# [Your instructions]
Filter the entries and keep only the lines where the string "with" appears.

# [Input]
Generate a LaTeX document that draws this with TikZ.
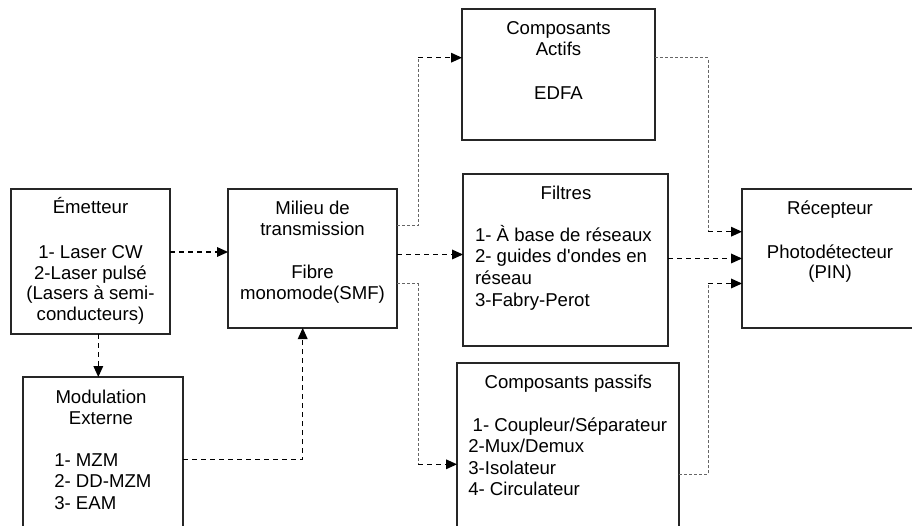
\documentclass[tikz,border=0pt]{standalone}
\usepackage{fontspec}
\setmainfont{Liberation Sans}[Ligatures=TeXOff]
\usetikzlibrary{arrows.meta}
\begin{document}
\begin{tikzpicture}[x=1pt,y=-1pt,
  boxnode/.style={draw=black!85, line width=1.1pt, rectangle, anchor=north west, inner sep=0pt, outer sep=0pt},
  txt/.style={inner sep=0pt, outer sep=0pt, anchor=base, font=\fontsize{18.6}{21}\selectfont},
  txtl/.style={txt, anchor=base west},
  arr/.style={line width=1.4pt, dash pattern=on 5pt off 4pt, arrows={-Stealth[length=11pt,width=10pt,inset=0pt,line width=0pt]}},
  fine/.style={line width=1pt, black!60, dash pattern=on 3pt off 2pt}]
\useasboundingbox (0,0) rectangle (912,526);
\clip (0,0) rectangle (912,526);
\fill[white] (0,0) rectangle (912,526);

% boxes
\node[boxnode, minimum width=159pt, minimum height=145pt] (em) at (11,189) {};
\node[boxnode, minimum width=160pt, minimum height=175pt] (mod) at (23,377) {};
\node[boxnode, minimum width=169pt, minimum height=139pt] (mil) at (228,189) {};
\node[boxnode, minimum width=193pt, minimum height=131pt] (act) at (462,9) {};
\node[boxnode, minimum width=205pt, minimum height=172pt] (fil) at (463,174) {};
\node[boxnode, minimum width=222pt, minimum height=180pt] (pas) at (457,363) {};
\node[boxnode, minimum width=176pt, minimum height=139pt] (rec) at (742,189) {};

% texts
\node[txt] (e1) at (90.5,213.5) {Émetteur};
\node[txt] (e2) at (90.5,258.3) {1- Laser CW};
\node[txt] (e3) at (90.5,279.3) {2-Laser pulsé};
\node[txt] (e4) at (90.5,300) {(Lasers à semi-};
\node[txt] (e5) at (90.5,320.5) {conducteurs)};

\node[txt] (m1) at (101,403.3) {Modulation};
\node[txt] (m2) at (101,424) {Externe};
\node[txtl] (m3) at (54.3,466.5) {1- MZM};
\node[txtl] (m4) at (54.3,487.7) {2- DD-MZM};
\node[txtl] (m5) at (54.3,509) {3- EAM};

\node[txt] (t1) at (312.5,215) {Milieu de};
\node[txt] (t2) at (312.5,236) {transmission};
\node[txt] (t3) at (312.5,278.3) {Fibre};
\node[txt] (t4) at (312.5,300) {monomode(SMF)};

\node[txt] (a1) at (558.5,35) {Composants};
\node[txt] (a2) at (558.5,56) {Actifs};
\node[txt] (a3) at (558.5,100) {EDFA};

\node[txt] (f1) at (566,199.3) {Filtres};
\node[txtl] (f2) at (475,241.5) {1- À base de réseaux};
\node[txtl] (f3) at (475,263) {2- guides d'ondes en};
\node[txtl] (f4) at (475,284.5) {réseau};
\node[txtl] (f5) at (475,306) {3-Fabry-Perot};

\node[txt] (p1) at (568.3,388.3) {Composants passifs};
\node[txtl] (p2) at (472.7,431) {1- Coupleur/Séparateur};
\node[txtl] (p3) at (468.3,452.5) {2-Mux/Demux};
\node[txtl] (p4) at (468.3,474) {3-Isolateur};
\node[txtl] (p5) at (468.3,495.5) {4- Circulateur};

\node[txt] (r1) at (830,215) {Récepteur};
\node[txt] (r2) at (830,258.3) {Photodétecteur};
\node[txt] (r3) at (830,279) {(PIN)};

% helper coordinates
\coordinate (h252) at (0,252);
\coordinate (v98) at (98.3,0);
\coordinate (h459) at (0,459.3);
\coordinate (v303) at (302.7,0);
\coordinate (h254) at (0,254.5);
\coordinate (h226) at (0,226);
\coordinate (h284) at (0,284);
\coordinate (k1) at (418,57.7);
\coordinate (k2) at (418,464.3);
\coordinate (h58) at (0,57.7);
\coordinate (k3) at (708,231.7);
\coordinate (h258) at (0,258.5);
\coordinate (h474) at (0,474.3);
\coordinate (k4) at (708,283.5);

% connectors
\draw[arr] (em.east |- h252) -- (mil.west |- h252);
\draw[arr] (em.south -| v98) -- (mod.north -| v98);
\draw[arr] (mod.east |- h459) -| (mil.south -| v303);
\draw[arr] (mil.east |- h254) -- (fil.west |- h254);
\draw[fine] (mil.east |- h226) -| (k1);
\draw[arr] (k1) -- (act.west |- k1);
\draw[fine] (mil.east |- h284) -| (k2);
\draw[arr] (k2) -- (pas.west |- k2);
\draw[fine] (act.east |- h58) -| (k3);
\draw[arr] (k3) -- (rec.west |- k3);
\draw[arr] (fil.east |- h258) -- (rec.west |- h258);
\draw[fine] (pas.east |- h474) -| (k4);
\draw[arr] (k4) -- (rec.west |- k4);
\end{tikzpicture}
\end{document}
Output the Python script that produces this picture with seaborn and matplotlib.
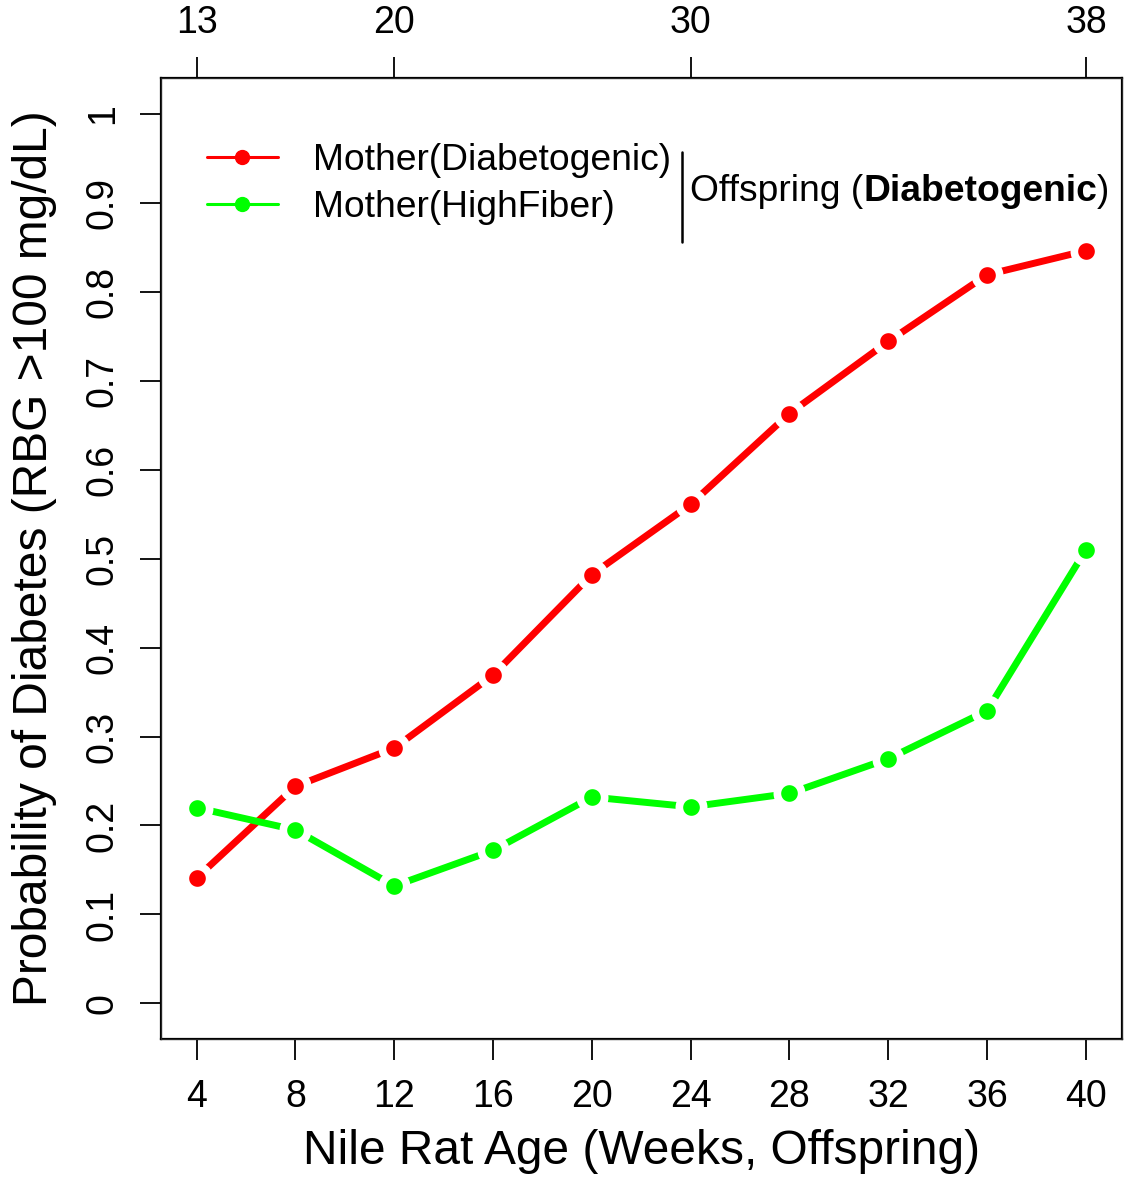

# [Complete answer]
Generate a LaTeX document that draws this with TikZ.
Output the Python script that produces this picture with seaborn and matplotlib.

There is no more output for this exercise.